#### DATASET EXTRACT ####
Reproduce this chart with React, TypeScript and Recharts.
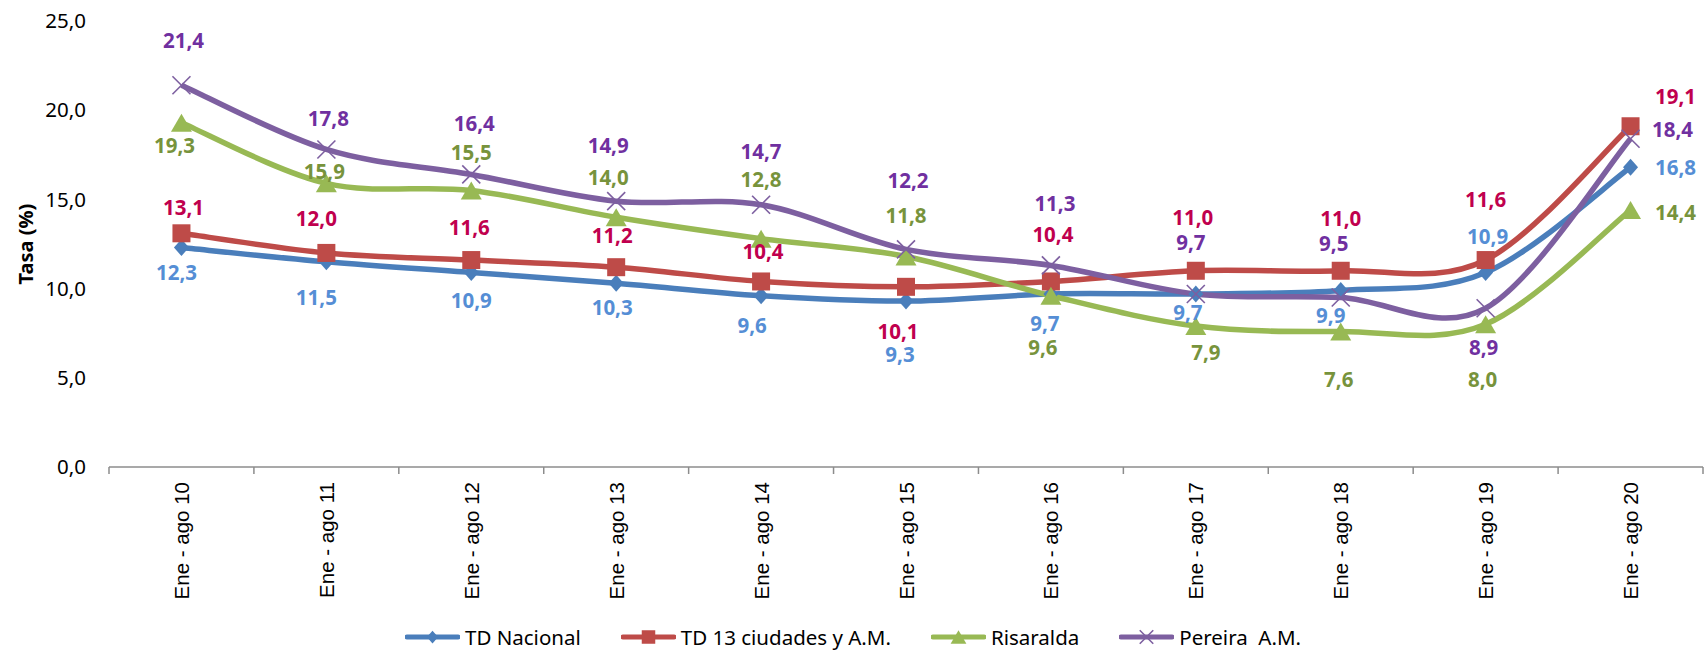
import React from "react";
import {
  LineChart,
  Line,
  XAxis,
  YAxis,
  Legend,
  LabelList,
  Label,
} from "recharts";

const categories = [
  "Ene - ago 10",
  "Ene - ago 11",
  "Ene - ago 12",
  "Ene - ago 13",
  "Ene - ago 14",
  "Ene - ago 15",
  "Ene - ago 16",
  "Ene - ago 17",
  "Ene - ago 18",
  "Ene - ago 19",
  "Ene - ago 20",
];
const tdNacional = [12.3, 11.5, 10.9, 10.3, 9.6, 9.3, 9.7, 9.7, 9.9, 10.9, 16.8];
const td13 = [13.1, 12.0, 11.6, 11.2, 10.4, 10.1, 10.4, 11.0, 11.0, 11.6, 19.1];
const risaralda = [19.3, 15.9, 15.5, 14.0, 12.8, 11.8, 9.6, 7.9, 7.6, 8.0, 14.4];
const pereira = [21.4, 17.8, 16.4, 14.9, 14.7, 12.2, 11.3, 9.7, 9.5, 8.9, 18.4];
const yTicks = [0, 5, 10, 15, 20, 25];

// label nudges (px) relative to each point, Excel-style placement
const labelNudge = {
  nac: {
    dx: [-5, -10, 0, -4, -9, -6, -6, -8, -10, 2, 45],
    dy: [24, 35, 27, 24, 29, 53, 29, 18, 25, -37, 0],
  },
  c13: {
    dx: [2, -10, -2, -4, 2, -8, 2, -3, 0, 0, 45],
    dy: [-26, -35, -33, -32, -30, 44, -47, -54, -53, -61, -30],
  },
  ris: {
    dx: [-7, -2, 0, -8, 0, 0, -8, 10, -2, -3, 45],
    dy: [22, -12, -38, -40, -60, -41, 51, 26, 48, 55, 2],
  },
  per: {
    dx: [2, 2, 3, -8, 0, 2, 4, -5, -7, -2, 42],
    dy: [-45, -31, -51, -56, -54, -69, -62, -52, -55, 39, -10],
  },
};

const data = categories.map((cat, i) => ({
  cat,
  nac: tdNacional[i],
  c13: td13[i],
  ris: risaralda[i],
  per: pereira[i],
}));

const W = 1704;
const H = 650;
const PLOT_LEFT = 109;
const PLOT_RIGHT = 1703;
const BAND = (PLOT_RIGHT - PLOT_LEFT) / categories.length;
const FONT = "'Noto Sans', sans-serif";

const fmt = (v: number) => v.toFixed(1).replace(".", ",");

// smooth curve like Excel's "smoothed line" (catmull-rom through points)
const excelSmooth = (context: any) => {
  let pts: number[][] = [];
  return {
    areaStart() {},
    areaEnd() {},
    lineStart() {
      pts = [];
    },
    point(x: number, y: number) {
      pts.push([+x, +y]);
    },
    lineEnd() {
      if (!pts.length) return;
      context.moveTo(pts[0][0], pts[0][1]);
      for (let i = 0; i < pts.length - 1; i++) {
        const p0 = pts[i - 1] || pts[i];
        const p1 = pts[i];
        const p2 = pts[i + 1];
        const p3 = pts[i + 2] || p2;
        context.bezierCurveTo(
          p1[0] + (p2[0] - p0[0]) / 6,
          p1[1] + (p2[1] - p0[1]) / 6,
          p2[0] - (p3[0] - p1[0]) / 6,
          p2[1] - (p3[1] - p1[1]) / 6,
          p2[0],
          p2[1]
        );
      }
    },
  };
};

type Shape = "diamond" | "square" | "triangle" | "x";

const Marker = ({ cx, cy, shape, color, s = 1 }: any) => {
  if (cx == null || cy == null) return null;
  if (shape === "diamond") {
    const w = 7.5 * s;
    const h = 8.5 * s;
    return (
      <polygon
        points={`${cx},${cy - h} ${cx + w},${cy} ${cx},${cy + h} ${cx - w},${cy}`}
        fill={color}
      />
    );
  }
  if (shape === "square") {
    const r = 9 * s;
    return <rect x={cx - r} y={cy - r} width={2 * r} height={2 * r} fill={color} />;
  }
  if (shape === "triangle") {
    const w = 10.5 * s;
    const h = 9 * s;
    return (
      <polygon
        points={`${cx},${cy - h} ${cx + w},${cy + h} ${cx - w},${cy + h}`}
        fill={color}
      />
    );
  }
  const r = 9 * s;
  return (
    <g stroke={color} strokeWidth={1.6}>
      <line x1={cx - r} y1={cy - r} x2={cx + r} y2={cy + r} />
      <line x1={cx - r} y1={cy + r} x2={cx + r} y2={cy - r} />
    </g>
  );
};

const makeDot = (shape: Shape, color: string) => (props: any) => (
  <Marker
    key={`dot-${shape}-${props.index}`}
    cx={props.cx}
    cy={props.cy}
    shape={shape}
    color={color}
  />
);

const makeLabel = (key: keyof typeof labelNudge, color: string) => (props: any) => {
  const vb = props.viewBox || {};
  const x = props.x ?? vb.x;
  const y = props.y ?? vb.y;
  const i = props.index ?? 0;
  if (x == null || y == null || props.value == null) return null;
  return (
    <text
      x={x + labelNudge[key].dx[i]}
      y={y + labelNudge[key].dy[i]}
      textAnchor="middle"
      dominantBaseline="central"
      fill={color}
      fontFamily={FONT}
      fontSize={20.5}
      fontWeight="bold"
    >
      {fmt(Number(props.value))}
    </text>
  );
};

const XTick = (props: any) => {
  const { x, y, payload, index } = props;
  const left = x - BAND / 2;
  return (
    <g>
      <line x1={left} y1={y} x2={left} y2={y + 7} stroke="#8C8C8C" strokeWidth={1.5} />
      {index === categories.length - 1 && (
        <line x1={x + BAND / 2} y1={y} x2={x + BAND / 2} y2={y + 7} stroke="#8C8C8C" strokeWidth={1.5} />
      )}
      <text
        x={x}
        y={y + 15}
        transform={`rotate(-90 ${x} ${y + 15})`}
        textAnchor="end"
        dominantBaseline="central"
        fontFamily="'Liberation Sans', Arial, sans-serif"
        fontSize={20.5}
        fill="#000"
      >
        {payload.value}
      </text>
    </g>
  );
};

const series = [
  { key: "nac", name: "TD Nacional", color: "#4A7EBB", label: "#558ED5", shape: "diamond" as Shape },
  { key: "c13", name: "TD 13 ciudades y A.M.", color: "#BE4B48", label: "#C0004E", shape: "square" as Shape },
  { key: "ris", name: "Risaralda", color: "#98B954", label: "#77933C", shape: "triangle" as Shape },
  { key: "per", name: "Pereira  A.M.", color: "#7D5FA0", label: "#7030A0", shape: "x" as Shape },
];

const LegendContent = () => (
  <div style={{ height: 36, position: "relative" }}>
    <div
      style={{
        position: "absolute",
        top: 11,
        left: 405,
        display: "flex",
        alignItems: "center",
        height: 24,
        lineHeight: "24px",
        gap: 40,
        fontFamily: FONT,
        fontSize: 20.5,
        color: "#000",
        whiteSpace: "pre",
      }}
    >
      {series.map((s) => (
        <div key={s.key} style={{ display: "flex", alignItems: "center" }}>
          <svg width={55} height={22} style={{ marginRight: 5 }}>
            <line x1={2} y1={11} x2={53} y2={11} stroke={s.color} strokeWidth={5} strokeLinecap="round" />
            <Marker cx={27.5} cy={11} shape={s.shape} color={s.color} s={0.75} />
          </svg>
          <span>{s.name}</span>
        </div>
      ))}
    </div>
  </div>
);

export default function App() {
  return (
    <div style={{ position: "absolute", left: 0, top: 0, width: W, height: H, background: "#fff" }}>
      <LineChart
        width={W}
        height={H}
        data={data}
        margin={{ top: 21, right: W - PLOT_RIGHT, left: 0, bottom: 0 }}
      >
        <XAxis
          dataKey="cat"
          height={147}
          interval={0}
          padding={{ left: BAND / 2, right: BAND / 2 }}
          tickSize={0}
          tickMargin={0}
          tickLine={false}
          axisLine={{ stroke: "#8C8C8C", strokeWidth: 1.5 }}
          tick={<XTick />}
        />
        <YAxis
          width={PLOT_LEFT}
          domain={[0, 25]}
          ticks={yTicks}
          tickFormatter={fmt}
          axisLine={false}
          tickLine={false}
          tickSize={0}
          tickMargin={23}
          tick={{ fontFamily: FONT, fontSize: 20.5, fill: "#000" }}
        >
          <Label
            content={() => (
              <text
                x={25}
                y={244}
                transform="rotate(-90 25 244)"
                textAnchor="middle"
                dominantBaseline="central"
                fontFamily={FONT}
                fontSize={20}
                fontWeight="bold"
                fill="#000"
              >
                Tasa (%)
              </text>
            )}
          />
        </YAxis>
        <Legend verticalAlign="bottom" content={<LegendContent />} />
        {series.map((s) => (
          <Line
            key={s.key}
            dataKey={s.key}
            name={s.name}
            type={excelSmooth as any}
            stroke={s.color}
            strokeWidth={5.5}
            dot={makeDot(s.shape, s.color)}
            activeDot={false}
            isAnimationActive={false}
          >
            <LabelList dataKey={s.key} content={makeLabel(s.key as any, s.label)} />
          </Line>
        ))}
      </LineChart>
    </div>
  );
}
####
■ PROBLEM REQUIREMENTS: Every line in the data above that contains "React" needs to be copied.

■ RESULT:
Reproduce this chart with React, TypeScript and Recharts.
import React from "react";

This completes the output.